Mr. Reback compared Google and its alleged monopoly on Internet access to petroleum and John D. Rockefeller’s plan to monopolize oil, having argued that any claims the company hasn’t gotten too big are frivolous, pointing at its closest search rival Bing as having two-percent of the market, compared to Google’s 90-percent. Jonathan Taplin of the University of Southern California estimates Google presently controls some 60-percent of digital advertising revenue, noting how the secretive nature of its proprietary search algorithms is a major problem given how the vast majority of the world relies on them but isn’t aware how they operate or what inherent bias they may have. Yelp co-founder Jeremy Stoppelman who had legal issues with Google in the past said he wouldn’t be able to build his company from scratch today as business review aggregators compete directly with Alphabet’s subsidiary who started burying them and all other rivals in search results years ago.

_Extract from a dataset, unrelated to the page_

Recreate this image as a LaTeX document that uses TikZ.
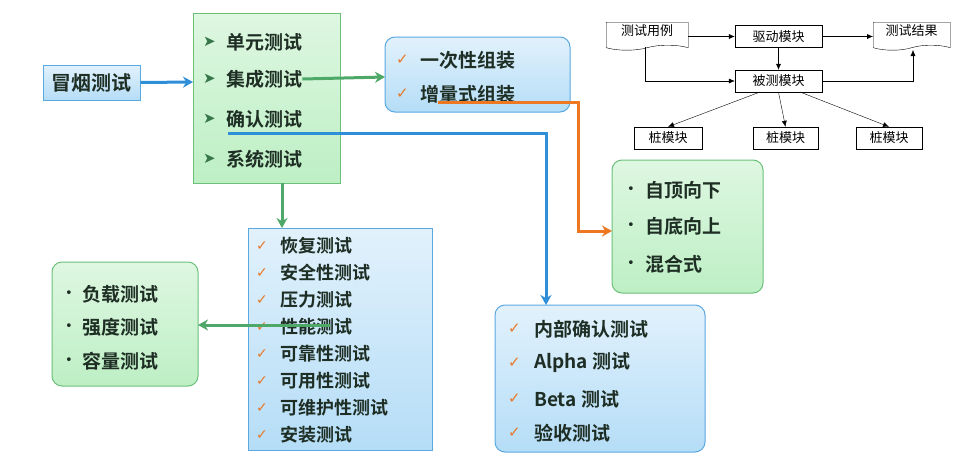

Veteran reporter Steve Kroft argued that the only regulator on the planet that’s taking the antitrust threat of Google seriously is European competition chief Margrethe Vestager who’s presently trying to press the company on multiple fronts, ranging from its Search and price comparison service to the Android operating system. Any Internet business, any website is at risk of being shut down by Google overnight if its unknown search algorithms are changed so as to rid it of virtually all organic traffic almost instantly and there’s no way to prove Google did so intentionally as a single business owner, Mr. Stoppelman argued. Ms. Vestager also appeared on the CBS show, saying she’s confident she will bring her shopping antitrust case against Google to a successful close. The main Search algorithm is promoting Google’s own content and demoting that of its rivals, the regulator argued, reiterating her accusations laid out in recent years which the firm repeatedly dismissed.